Okay, I come off as the shamefully ignorant one to not get those references. I wasn't into poetry until I met you folks.

But for the major part of it, um, what Kaye said. :D :D :D

Kaye, Karen and Sarah. They should have been surgeons. Expert in dissecting every art form.

joaquin carvel said...

julie - dead fish - ha! that's part of what led to this, i think - trying to blow the dust off it a little. (i taught you something? that's a switch!) thank you.

k - glad it came off as tongue-in-cheek - just imagining what herrick would have thought about life today made me smile. and thank you for the amazing compliment - that's almost impossible for me to see, but i'll take your word for it.

karen - thank you - i felt a little beyond my usual scope but apparantly it worked out. :)

sarah - wow. i was hoping it fell more towards existential than pretentious, so thank you - and for mentioning the shadow - i liked how that came together.

u-frag - if i could write where that album takes me i'd have another book. good to see you!

blo-mo - glad you felt the energy - i was a little surprised by it but it seemed to fit. thank you.

rachel - thank you - if it moves you anyway that's a very cool thing.

nevine - thank you - your comment about sarcasm and cynicism rocked me - not that sarcasm isn't useful, but i think i'm more of a smartass than i should be more often than i'd like to be. i think i know what you mean about being challenged, too - i feel that way sometimes - which can be good as long as it doesn't come at the expense of something to connect with. hopefully this doesn't.
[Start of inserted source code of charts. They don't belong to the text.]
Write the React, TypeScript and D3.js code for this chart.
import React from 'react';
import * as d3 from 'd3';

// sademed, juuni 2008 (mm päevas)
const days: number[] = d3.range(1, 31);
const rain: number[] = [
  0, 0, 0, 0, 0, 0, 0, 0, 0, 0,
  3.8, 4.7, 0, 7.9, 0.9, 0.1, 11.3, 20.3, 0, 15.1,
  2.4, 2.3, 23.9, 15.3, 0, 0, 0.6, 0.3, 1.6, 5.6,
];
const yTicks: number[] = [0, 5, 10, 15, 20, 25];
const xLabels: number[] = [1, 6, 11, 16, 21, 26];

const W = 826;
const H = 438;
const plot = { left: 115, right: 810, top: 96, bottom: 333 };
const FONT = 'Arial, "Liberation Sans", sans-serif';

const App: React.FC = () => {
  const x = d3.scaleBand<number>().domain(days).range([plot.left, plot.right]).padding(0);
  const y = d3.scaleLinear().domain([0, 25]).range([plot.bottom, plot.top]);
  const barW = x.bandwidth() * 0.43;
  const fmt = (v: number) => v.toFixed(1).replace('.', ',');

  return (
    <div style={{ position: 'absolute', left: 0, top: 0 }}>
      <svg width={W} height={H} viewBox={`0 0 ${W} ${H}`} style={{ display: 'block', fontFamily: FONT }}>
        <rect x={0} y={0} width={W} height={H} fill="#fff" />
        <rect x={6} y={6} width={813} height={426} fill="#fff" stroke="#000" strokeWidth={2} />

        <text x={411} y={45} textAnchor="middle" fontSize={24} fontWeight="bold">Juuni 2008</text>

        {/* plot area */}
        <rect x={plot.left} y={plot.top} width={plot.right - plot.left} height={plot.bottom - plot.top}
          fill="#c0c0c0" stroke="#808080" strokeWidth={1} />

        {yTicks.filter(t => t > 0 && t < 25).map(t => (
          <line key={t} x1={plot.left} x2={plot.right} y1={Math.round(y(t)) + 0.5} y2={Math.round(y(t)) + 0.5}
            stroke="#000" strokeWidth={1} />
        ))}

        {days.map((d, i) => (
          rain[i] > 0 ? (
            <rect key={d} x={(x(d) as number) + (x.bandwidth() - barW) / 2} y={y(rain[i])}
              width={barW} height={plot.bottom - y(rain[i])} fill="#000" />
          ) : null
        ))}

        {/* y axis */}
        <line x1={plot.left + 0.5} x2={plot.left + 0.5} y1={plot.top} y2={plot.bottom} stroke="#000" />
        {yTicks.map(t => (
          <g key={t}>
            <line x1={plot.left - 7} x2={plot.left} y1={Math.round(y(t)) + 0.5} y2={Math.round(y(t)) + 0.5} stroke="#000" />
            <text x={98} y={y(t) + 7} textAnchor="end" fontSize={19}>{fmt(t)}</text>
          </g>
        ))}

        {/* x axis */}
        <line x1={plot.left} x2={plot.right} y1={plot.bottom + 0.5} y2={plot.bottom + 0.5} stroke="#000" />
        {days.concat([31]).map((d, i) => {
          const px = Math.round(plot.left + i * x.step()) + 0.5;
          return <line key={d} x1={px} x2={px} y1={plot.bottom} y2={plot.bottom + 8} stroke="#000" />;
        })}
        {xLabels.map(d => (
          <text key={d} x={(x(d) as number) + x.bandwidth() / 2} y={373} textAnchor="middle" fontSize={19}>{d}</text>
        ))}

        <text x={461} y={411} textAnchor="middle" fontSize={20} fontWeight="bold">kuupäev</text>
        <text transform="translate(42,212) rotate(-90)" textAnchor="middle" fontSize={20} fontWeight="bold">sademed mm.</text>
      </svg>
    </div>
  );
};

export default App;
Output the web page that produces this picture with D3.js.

aniket - you are so right! it could be a tv show - medical drama meets literary enactment - what would we title it? anyway, thank you - i'm usually "shamefully ignorant" too when it comes to this stuff - i just happened to put a few things i know into one poem.


in hindsight, i probably should have linked a few lines to make it less obscure; but if you're so inclined, you can find:

herrick's poem at: http://www.luminarium.org/sevenlit/herrick/tovirgins.htm

waterhouse's painting at: http://www.jwwaterhouse.com/view.cfm?recordid=95

a cool gallery of pollock at: http://www.nga.gov/feature/pollock/painting1.shtm

Jannie Funster said...

Before the virgins hit the fan, that cracked me up. I am always swept away by how you mix the funny with the deepest cuts. This will stay with me Joaquin.